Let \( \sum_{n=m}^{\infty}a_n \) be a series of non-zero numbers.

  • If \( \limsup_{n \rightarrow \infty} \frac{|a_{n+1}| }{|a_n|} < 1 \), then the series \( \sum_{n=m}^{\infty}a_n \) is absolutely convergent (hence conditionally convergent).
  • If \( \limsup_{n \rightarrow \infty} \frac{|a_{n+1}| }{|a_n|} > 1 \), then the series \( \sum_{n=m}^{\infty}a_n \) is not conditionally convergent (hence not absolutely convergent).
  • Otherwise, we cannot assert any conclusion.

The non-zero requirement is needed to avoid a division by zero.
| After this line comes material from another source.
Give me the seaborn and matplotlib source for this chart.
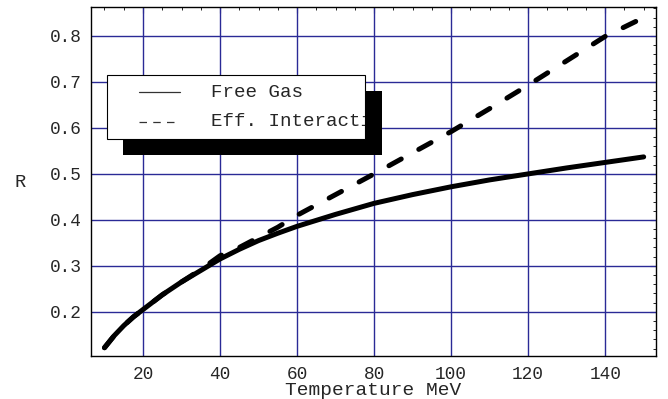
import matplotlib
matplotlib.use('Agg')
import matplotlib.pyplot as plt
from matplotlib.patches import Rectangle
from matplotlib.ticker import MultipleLocator
from matplotlib.transforms import Bbox, TransformedBbox
import seaborn as sns

# temperature grid (MeV) and the two R curves
temperature = [10, 12.5, 15, 17.5, 20, 25, 30, 35, 40, 45, 50, 55, 60, 70, 80, 90, 100, 110, 120, 130, 140, 150]
r_free_gas = [0.122, 0.148, 0.170, 0.189, 0.205, 0.237, 0.265, 0.290, 0.315, 0.336, 0.355, 0.371, 0.386,
              0.412, 0.436, 0.455, 0.472, 0.487, 0.500, 0.513, 0.525, 0.537]
r_eff_int = [0.122, 0.148, 0.170, 0.189, 0.205, 0.237, 0.265, 0.292, 0.322, 0.340, 0.362, 0.384, 0.410,
             0.455, 0.500, 0.546, 0.592, 0.642, 0.693, 0.746, 0.799, 0.840]
legend_labels = ['Free Gas', 'Eff. Interactions']
x_ticks = [20, 40, 60, 80, 100, 120, 140]
y_ticks = [0.2, 0.3, 0.4, 0.5, 0.6, 0.7, 0.8]

sns.set_style('white')
plt.rcParams['font.family'] = ['Liberation Mono', 'DejaVu Sans Mono']

fig = plt.figure(figsize=(6.68, 3.99), dpi=100)
ax = fig.add_axes([91 / 668, 1 - 356 / 399, 565 / 668, 349 / 399])

grid_col = '#2a2a96'
for xt in x_ticks:
    ax.axvline(xt, color=grid_col, lw=1.0, zorder=1)
for yt in y_ticks:
    ax.axhline(yt, color=grid_col, lw=1.0, zorder=1)

sns.lineplot(x=temperature, y=r_eff_int, color='k', lw=3.6, linestyle=(0, (2.8, 4.0)),
             dash_capstyle='round', ax=ax, zorder=3)
sns.lineplot(x=temperature, y=r_free_gas, color='k', lw=3.6, solid_capstyle='round', ax=ax, zorder=4)

ax.set_xlim(6.5, 153.2)
ax.set_ylim(0.104, 0.863)
ax.set_xticks(x_ticks)
ax.set_yticks(y_ticks)
ax.xaxis.set_minor_locator(MultipleLocator(5))
ax.yaxis.set_minor_locator(MultipleLocator(0.02))
ax.tick_params(which='both', direction='in', top=True, right=True, labelsize=12.8, pad=7, color='k')
ax.tick_params(which='major', length=4, width=0.8)
ax.tick_params(which='minor', length=2.5, width=0.6)
for s in ax.spines.values():
    s.set_color('k')
    s.set_linewidth(1.0)

ax.set_xlabel('Temperature MeV', fontsize=14, va='baseline')
ax.xaxis.set_label_coords(0.5, -0.1117)
ax.set_ylabel('R', fontsize=13.5, rotation=0, va='center', ha='center')
ax.yaxis.set_label_coords(-0.1257, 0.496)

# legend box with offset shadow, drawn by hand
shadow = Rectangle((0.0566, 0.576), 0.4584, 0.183, transform=ax.transAxes, facecolor='k',
                   edgecolor='none', zorder=6)
box = Rectangle((0.0283, 0.6218), 0.4567, 0.1832, transform=ax.transAxes, facecolor='white',
                edgecolor='k', lw=0.8, zorder=7)
ax.add_patch(shadow)
ax.add_patch(box)
ax.plot([0.085, 0.1575], [0.7564, 0.7564], transform=ax.transAxes, color='#333333', lw=0.9, zorder=8)
ax.plot([0.085, 0.1575], [0.6705, 0.6705], transform=ax.transAxes, color='#333333', lw=0.9,
        linestyle=(0, (6, 5)), zorder=8)
clip = TransformedBbox(Bbox([[0.0283, 0.6218], [0.4850, 0.8050]]), ax.transAxes)
for lab, yy in zip(legend_labels, [0.7564, 0.6705]):
    t = ax.text(0.2124, yy, lab, transform=ax.transAxes, fontsize=13.8, va='center', ha='left', zorder=8)
    t.set_clip_on(True)
    t.set_clip_box(clip)

fig.savefig('out.png', dpi=100)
Tao proves this result using the Root Test along with a lemma. However, for understanding and remembering the Ratio Test, I think it is best described in terms of the behaviour of the geometric series.

For a geometric series, \( \sum_{n=m}^{\infty} a_n = \sum_{n=m}^{\infty} r^{n} = r^m + r^{m+1} + r^{m+2} ... \), we know that it converges absolutely if \( r < 1 \) and diverges otherwise.

This criteria can be rephrased using the ratio between the terms: \( \frac{a_{n+1}}{a_n} = r < 1 \) implies that the series converges (and diverges otherwise). If we extend this intuition to all series, we have the ratio test.